Spacing Scale Generator

Consistent spacing scales for design systems

Generate a consistent spacing scale (padding, margin, gap) from a base unit and ratio using geometric or linear growth. Outputs ready-to-paste CSS custom properties or a Tailwind spacing config, with px and rem values. It runs free in your browser on Gera Tools, with nothing uploaded.

Last updated Source: Gera Tools

What base unit should I use for a spacing scale?

4px and 8px are the most common base units because they keep every value divisible by a small whole number, which aligns cleanly to the pixel grid. An 8-point system is widely used; a 4-point base gives finer control for tight UI.

A spacing scale is the small, fixed set of spacing values a design system allows for padding, margin, and gap. Picking values from a defined scale instead of ad hoc numbers is what makes a UI feel rhythmic and consistent. This generator builds that scale from a single base unit and a growth rule, then hands you the code ready to paste.

How it works

Each step is derived from the base unit and the chosen growth strategy:

geometric:  step(n) = base × ratio^n
linear:     step(n) = base × (1 + (ratio − 1) × n)

For a 4px base with a 1.5 ratio, the geometric scale produces roughly 4, 6, 9, 14, 20, 30, 46, 68. Every value is rounded to the nearest whole pixel for crisp rendering, and the rem equivalent is that pixel value divided by 16 (the default root font size).

Choosing a base unit

4px and 8px are the dominant choices in production design systems:

  • The 4-point grid (popularized by Material Design) gives fine-grained control at small sizes — useful for icon padding, chip heights, and dense data tables where 8px steps feel coarse.
  • The 8-point grid (common in many established systems) produces fewer values that are easier to memorize and reference. At large screen sizes the 8px jumps feel proportionally smaller, making it a good default for marketing and editorial layouts.

Avoid bases like 5px or 6px — they don’t divide evenly into common container widths (320, 360, 375, 390, 414, 768, 1280) and create non-integer values that blur on non-retina displays.

Geometric vs. linear growth: when to use each

Geometric (exponential) growth multiplies each step by the ratio, so gaps accelerate.

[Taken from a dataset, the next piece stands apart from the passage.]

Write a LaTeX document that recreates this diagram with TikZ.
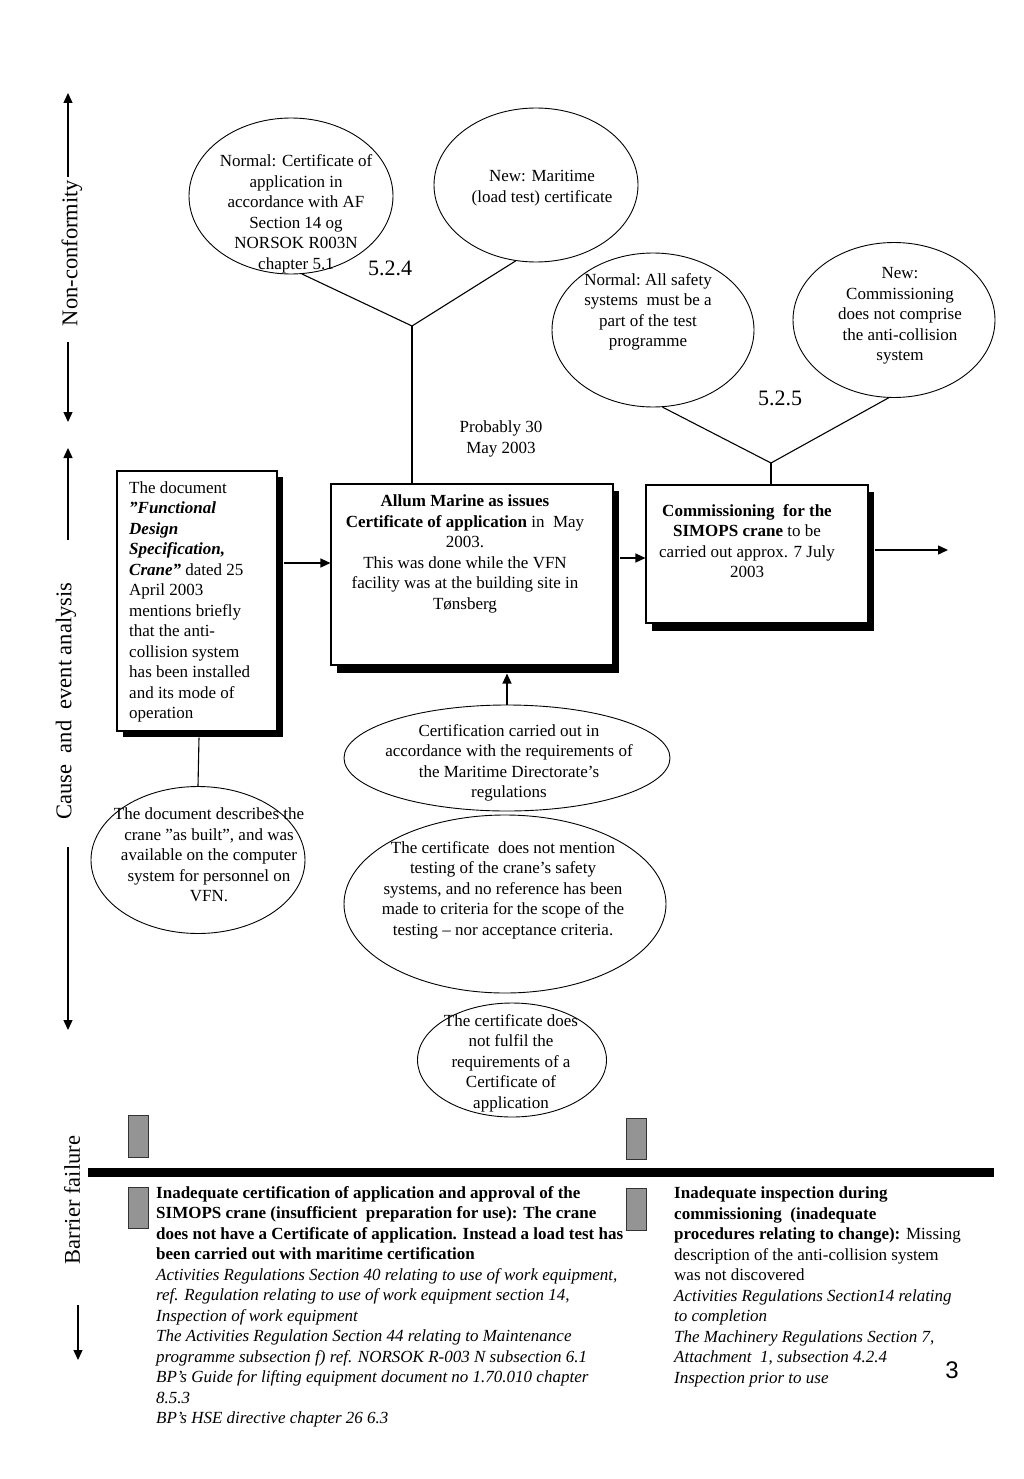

A base of 4px with ratio 2 gives: 4, 8, 16, 32, 64, 128. This is natural for spacing that relates to typography — the same kind of scale that produces harmonious type sizes also produces harmonious spatial rhythm. It suits component-based UI where the difference between xs padding and xl padding spans an order of magnitude.

Linear (arithmetic) growth adds the same increment each step. A base of 4px with a 4px increment gives: 4, 8, 12, 16, 20, 24. This is predictable and easy to reason about in absolute terms — every step is “4 more pixels.” It suits form layouts, data tables, and spacing that needs to be explainable at a glance.

The classic Tailwind CSS spacing scale (1=4px, 2=8px, 3=12px, 4=16px…) is essentially a linear scale with a 4px increment. The 8-step ratio you see in many Figma design systems (8, 16, 24, 32, 40, 48, 56, 64) is linear with an 8px base.

Output formats

CSS custom properties output looks like this (for a 4px base, 1.5 ratio, 6 steps):

:root {
  --space-0: 4px;    /* 0.25rem */
  --space-1: 6px;    /* 0.375rem */
  --space-2: 9px;    /* 0.5625rem */
  --space-3: 14px;   /* 0.875rem */
  --space-4: 20px;   /* 1.25rem */
  --space-5: 30px;   /* 1.875rem */
}

Tailwind config output gives you a spacing object to drop into tailwind.config.js, replacing the default scale or extending it — depending on whether you want to constrain to just these values or supplement the defaults.

How many steps?

Most design systems land between 8 and 14 steps. More than 16 tokens rarely provides meaningful differentiation — the values become hard to distinguish visually, and engineers reach for whatever is “close enough” rather than the semantically right one. Fewer than 6 makes it hard to express the range from icon padding (4px) to section gaps (64px+).

A reasonable starting point: generate 10 steps, name the middle 2–3 as your “default” spacing sizes (button padding, card padding, list gap), and trim any extremes you never actually need.